Nunca había dormido en tienda campaña. Esa primera noche, como la siguiente, añoré los muelles que me ensartan en el colchón de mi casa, y que tan estúpidamente había maldecido días antes. Hizo viento, la tienda se quejó hasta la saciedad, la capota terminó por caerse; mucho ruido, el firme muy duro, vamos, dormí poco, pero descansé menos. La china hizo por ponernos bien la capota, pero era inútil. Los vecinos nos miraban mal.

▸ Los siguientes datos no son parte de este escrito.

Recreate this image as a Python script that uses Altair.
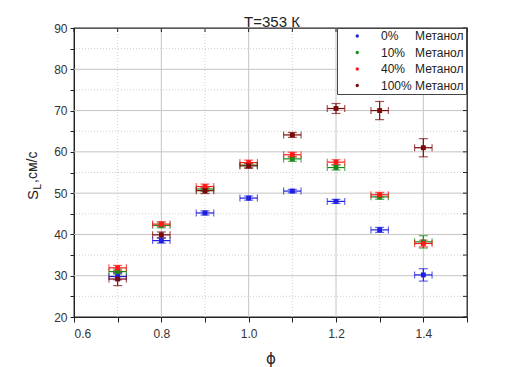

El día siguiente nos descubrió un fuerte día de sol, desayunamos tortilla, y marchamos a inspeccionar la zona. Matorral, un castillo (moro, imagino), una especie de ducha de la comuna, monolitos de gente que estaba aburrida, y unas aguas cristalinas que nada deben envidiar a las del caribe, lo cierto es que es un reclamo para submarinistas. Tras decidir democráticamente quedarnos en la cala esa noche (maldito el que inventó la democracia) y sabiendo que nos llovería al día siguiente, cenamos en el chiringuito. Ra, una mole de melena platina convertido en niño, nos amenizó la velada del domingo, que poco más iba a dar de sí, mucha gente se había ido y apenas quedamos unas pocas tiendas. Esa noche nos sitiaron una cadena de tormentas vecinas, fue una noche de lluvia intensa (uno de los dos días al año que llueve allí), truenos y relámpagos desincronizados, pesadillas, perdiendo un poco la sensatez, el miedo calaba, y hasta tuvimos que comprobar que las olas seguían pegando en la orilla para desechar la posibilidad de tsunami (¿qué películas ven mis compañeras de viaje?), menos mal que estaba yo para rescatar al sentido común. Nadie me vió cuando nos levantamos, pero besé la tienda campaña… no me creía que aguantara aquello que pasó aquella noche, hoy no me lo creo aún. Organizamos el equipaje, y nos pusimos en marcha, con tan mala cara como la que tenía el cielo, continuaban los truenos. La siguiente media hora, la que yo temí durante toda la noche, fue muy dura para mí. Iba en muy malas condiciones para hacer esa ruta de senderismo-montañismo-escalada. En chanclas, lloviendo, un macuto inadecuado, mucha carga, viento, y por supuesto, una forma física rudimentaria. Sin duda, la hora que se echa en ir desde la cala de vuelta a Las Negras fue extraña, cansancio y miedo a despeñarme por el sendero que bordea la montaña, mezclados con la satisfacción de conseguirlo, la adrenalina del esfuerzo y la tensión, y un paisaje simplemente único, como único acompañante un tiempo excelente, truenos y un frescor agradable. Sencillamente nunca lo olvidaré.

De regreso al coche, desayunamos como reinas moras en una cafetería del CC del pueblo. E iniciamos el camino a las Alpujarras.

lunes, 3 de agosto de 2009 a las 12:22 p. m.